The draw: This activity is perfect for boys with a variety of interests-from sportscaster to news correspondent.
Skills addressed: Reading comprehension, public speaking, writing
Create a Game
The Lesson Plan: Students construct a board game based on a book. In addition to creating a playing board reflective of scenes from the book, they also make game pieces (e.g., objects important in the book, characters, etc.), questions (focusing on setting, conflict, climax, and resolution), and directions.
The draw: Who doesn't like to play board games?
Skills addressed: Reading comprehension, tactile learning, interpersonal skills (if used as review for a class novel and completed in groups)
Make a Comic Book
The Lesson Plan: Students illustrate a comic book based on the novels they read, expressing the key novel elements (setting, conflict, climax, resolution) through artwork and dialogue.
The draw: On top of the fun factor, this activity allows boys who are timid about writing essays to showcase their skills.
Skills addressed: Reading comprehension, tactile learning, artistic intelligence, sequencing
Build Life-Size Characters
The Lesson Plan: Students trace one another on drawing paper. Then they use a variety of media to dress their figures-anything from paints and crayons to felt-to resemble the characters in their novels. On the back of each figure, students provide a summary of the story as well as how the character's personality impacted the conflict, climax, and resolution of the book.
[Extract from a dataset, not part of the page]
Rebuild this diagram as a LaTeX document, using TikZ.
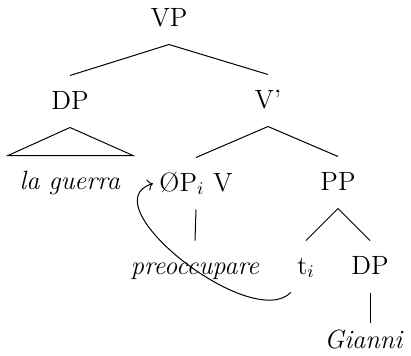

The draw: Even students who do not excel at art will enjoy this activity. Anyone can trace!
Skills addressed: Comprehension, critical thinking, character analysis
Design Trading Cards
The Lesson Plan: Students create playing cards on oaktag with the main characters and events from their novels. On the front of the card, students should include a picture. The back should provide a short description of the character or event and its importance to the novel.
The draw: Trading cards that are allowed in school? Need we say more?
Skills addressed: Fact recall, reading comprehension, interpersonal skills
Fill Mystery Bags
The Lesson Plan: Students decorate paper bags according to their books' themes. Then, they fill their bags with objects that tell the books' stories. They should have a minimum of six objects-two representing events from the beginning of the book, two from the middle, and two from the end. When they present their bags to the class, they explain how each object is relevant.
The draw: Everyone loved show-and-tell, and now they get to do it again!
Skills addressed: Creative thinking, reading comprehension, public speaking
Make Living History
The Lesson Plan: Students dress up as a character from their book and tell the story in the character's voice, focusing on the key plot elements of conflict, climax, and resolution.
The draw: It's like Halloween-minus the candy and the sugar high.
Skills addressed: Public speaking, reading comprehension
Direct a Book Trailer
The Lesson Plan: After watching sample trailers, students create their own book trailer to be shown online or via video. The video should showcase the conflict in the book as well as the characters and setting.
The draw: Movies lure everyone, and who doesn't want to play director?